Je ne suis pas un audiophile assidu (c'est pas grave pour moi si un casque a quelques défauts vraiment très particulier et dont seulement les vrai fondu de musique TRES précise prettent attention), je recherche juste un bon casque qui me servira pendant plusieurs années en déplacement et chez moi.
J'écoute aussi BEAUCOUP de podcasts, donc si possible, j'aimerais que le casque ai une bonne retranscription des voix !
Je ne veut pas de Beat by Dr Dre (j'aime pas le design et les mega basses)
Je ne veut pas non plus d'intra, vraiment, je supporte pas les intras !

Donc pour résumé, il me faut un casque qui remplit +/- les conditions suivantes :
-mobilité (pas non plus pour faire son footing ... ^^)
-Tout type de musique (MAIS, pas besoin d'avoir des méga basses (il en faut quand même))
-bonne isolation sonore
-solidité
-design (oui, j'adore les beaux objets et ca ne me tuera pas de mettre 50 euros de plus dans un casque x joli qui aurait les mêmes performances qu'un casque y moche !)
-rangement (encore une fois, plus ou moins ... pas besoin d'un truc qui se plie en 12)

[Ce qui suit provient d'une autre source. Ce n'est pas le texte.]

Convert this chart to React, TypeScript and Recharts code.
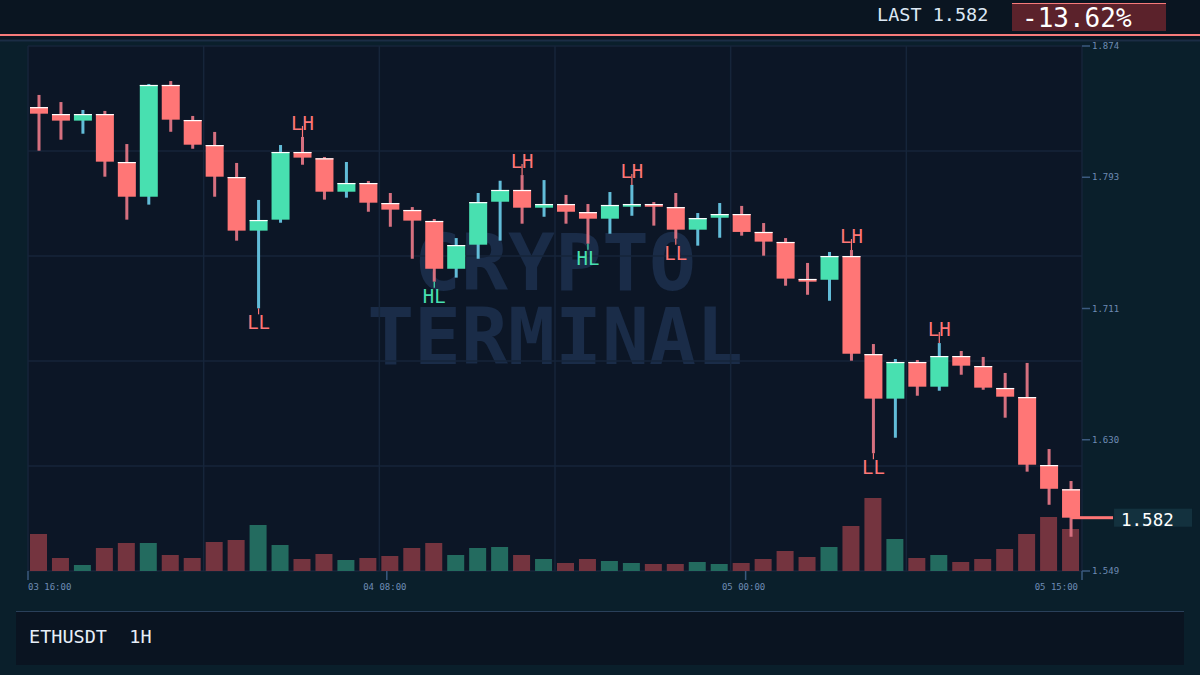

Perso, j'ai un bugget de 300 euros MAXI !

J'avais pensé au bower & wilkins p5, car selon les test ils paraissent solides; +/- mobiles, un bon son(*), et j'adore son design !

(*) un bon son, MAIS, ils parait que le son n'est pas naturel, et les basses trop "absentes", trop rondes, un son trop doux et étouffé ? .... j'écoute quand même du rock et de l'electro donc bon si les basses sont pourries c'est pas super .... des avis d'utilisateurs ? (ca serait super)
PArceque si j'ai pas de basses pour un casque a 300 euros, c'est un peu naze quoi ...
Mais bon, c'est vrai que j'ai vu des avis TRES mitigé, des avis bof, des avis beurk, des avis super content ...
Après, encore une fois, les gouts et les couleurs ....

Merci de vos conseils .... 

MiniiMamooth


----------



## Anonyme (28 Janvier 2012)

Bonsoir,

J'ai eu un certain nombre de casques/écouteurs, j'ai essayé différentes marques ( Sony, Panasonic, Shure ) en passant par le casque de base Apple. TOUS je dis bien tous ont souffert du même problème au bout de quelques mois d'utilisation : Plus de son dans une oreillette.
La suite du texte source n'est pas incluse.